Paul’s “commercial” beats act as an acid test, revealing, here and in a couple of other places, the retrograde impulses that lie not-so-hidden in the personas of a certain segment of the underground community. For all their self-righteousness, some of the folks on the record seem to be separated from those they’re criticizing mainly by a few million dollars and the willingness to really, really bust caps. I mean, they’ve got guns. They’re for real. Even if they were actually intended as satire, these are potshots at an easy and ill-chosen target. These days, what little stylized and whitewashed violence remains on mainstream rap albums is not in any sense the subject of the music. Rather, it is on equal (or lower) footing with money and sex in constituting the rapper’s stratospheric rock-star lifestyle and cartoonish personality—a personality whose absurd entirety makes a much riper target than any one of its dimensions taken alone.
Contrast all this confusion, briefly, with a similar recent project. Mike Ladd’s Majesticons album is, like Politics, a broadly conceived satire of current rap trends. But Ladd’s crew is considerably less well-known and much, much weirder than Paul’s—they belong to the same far-leftfield axis as Def Jux, Anticon, and Project Blowed. Ladd and Co. are not so much taking aim at their targets as borrowing their clothes in the firm knowledge that, when they lay their temporary personalities aside, they’ll still be independent as fuck. They’re mostly able to embrace their roles with much less restraint, leaving their portrayals complex, their irony much purer, and the record much more enjoyable.

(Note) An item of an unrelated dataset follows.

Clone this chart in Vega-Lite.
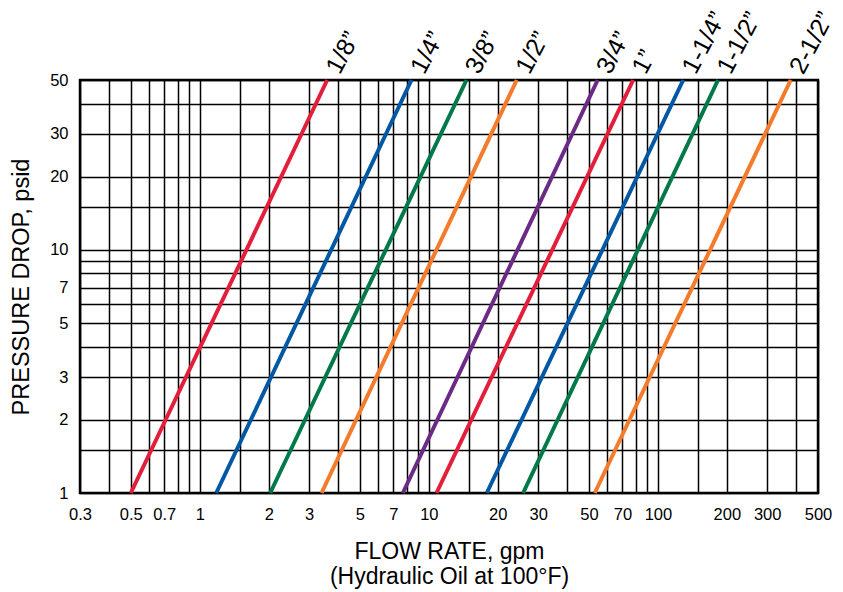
{
  "$schema": "https://vega.github.io/schema/vega-lite/v6.json",
  "autosize": "none",
  "width": 738,
  "height": 413,
  "padding": {"left": 80, "top": 80, "right": 25, "bottom": 99},
  "background": "white",
  "config": {
    "font": "Liberation Sans",
    "view": {"stroke": "black", "strokeWidth": 2.5}
  },
  "data": {
    "values": [
      {"size": "1/8”", "flow": 0.5, "dp": 1},
      {"size": "1/8”", "flow": 3.6, "dp": 50},
      {"size": "1/4”", "flow": 1.18, "dp": 1},
      {"size": "1/4”", "flow": 8.4, "dp": 50},
      {"size": "3/8”", "flow": 2.03, "dp": 1},
      {"size": "3/8”", "flow": 14.6, "dp": 50},
      {"size": "1/2”", "flow": 3.4, "dp": 1},
      {"size": "1/2”", "flow": 24.2, "dp": 50},
      {"size": "3/4”", "flow": 7.7, "dp": 1},
      {"size": "3/4”", "flow": 54.6, "dp": 50},
      {"size": "1”", "flow": 10.8, "dp": 1},
      {"size": "1”", "flow": 78, "dp": 50},
      {"size": "1-1/4”", "flow": 17.9, "dp": 1},
      {"size": "1-1/4”", "flow": 129, "dp": 50},
      {"size": "1-1/2”", "flow": 25.8, "dp": 1},
      {"size": "1-1/2”", "flow": 183, "dp": 50},
      {"size": "2-1/2”", "flow": 53, "dp": 1},
      {"size": "2-1/2”", "flow": 380, "dp": 50}
    ]
  },
  "encoding": {
    "x": {
      "field": "flow", "type": "quantitative",
      "scale": {"type": "log", "domain": [0.3, 500], "nice": false},
      "axis": {
        "values": [0.3,0.4,0.5,0.6,0.7,0.8,0.9,1,1.5,2,3,4,5,6,7,8,9,10,15,20,30,40,50,60,70,80,90,100,150,200,300,400,500],
        "labelExpr": "indexof([0.3,0.5,0.7,1,2,3,5,7,10,20,30,50,70,100,200,300,500], datum.value) >= 0 ? format(datum.value, '~g') : ''",
        "grid": true, "gridColor": "black", "gridWidth": 1.5, "gridOpacity": 1,
        "ticks": false, "domain": false,
        "labelFontSize": 16.5, "labelColor": "black", "labelPadding": 13, "labelOverlap": false, "labelFlush": false,
        "title": ["FLOW RATE, gpm", "(Hydraulic Oil at 100°F)"],
        "titleFontSize": 23, "titleFontWeight": "normal", "titleColor": "black", "titlePadding": 18, "titleLineHeight": 25
      }
    },
    "y": {
      "field": "dp", "type": "quantitative",
      "scale": {"type": "log", "domain": [1, 50], "nice": false},
      "axis": {
        "values": [1,1.5,2,3,4,5,6,7,8,9,10,15,20,30,40,50],
        "labelExpr": "indexof([1,2,3,5,7,10,20,30,50], datum.value) >= 0 ? format(datum.value, '~g') : ''",
        "grid": true, "gridColor": "black", "gridWidth": 1.5, "gridOpacity": 1,
        "ticks": false, "domain": false,
        "labelFontSize": 16.5, "labelColor": "black", "labelPadding": 12, "labelOverlap": false, "labelFlush": false,
        "title": "PRESSURE DROP, psid",
        "titleFontSize": 23.5, "titleFontWeight": "normal", "titleColor": "black", "titlePadding": 16
      }
    },
    "color": {
      "field": "size", "type": "nominal",
      "scale": {
        "domain": ["1/8”", "1/4”", "3/8”", "1/2”", "3/4”", "1”", "1-1/4”", "1-1/2”", "2-1/2”"],
        "range": ["#E31E3A", "#0057A4", "#00794A", "#F47B2A", "#6A2A85", "#E31E3A", "#0057A4", "#00794A", "#F47B2A"]
      },
      "legend": null
    }
  },
  "layer": [
    {
      "mark": {"type": "line", "strokeWidth": 4, "strokeCap": "butt", "clip": false}
    },
    {
      "transform": [{"filter": "datum.dp == 50"}],
      "mark": {"type": "text", "angle": -62, "align": "left", "baseline": "middle", "dx": 10, "dy": 1, "fontSize": 25, "color": "black"},
      "encoding": {
        "text": {"field": "size"},
        "color": {"value": "black"}
      }
    }
  ]
}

Politics of the Business ends on a bittersweet up note, as Paul briefly abandons the “concept” of the album to give us a bouncy, dusty, brilliantly goofy track in his classic style. Over a chopped-up waltz, Chubb Rock, Wordsworth, and the unspeakably brilliant MF Doom give us three sincere, funny and insightful condemnations of the profit motive in hip-hop. Sure, it’s something that’s been done before, and it has become more than clear that calling rap stars “greedy swine” isn’t going to motivate them to re-assess their erroneous ways. But perhaps the only sure path to victory in the long run is for the underground to offer music that is more entertaining and rewarding than that of the mainstream and—tough as it is for me to say this—that only happens one time on Politics of the Business.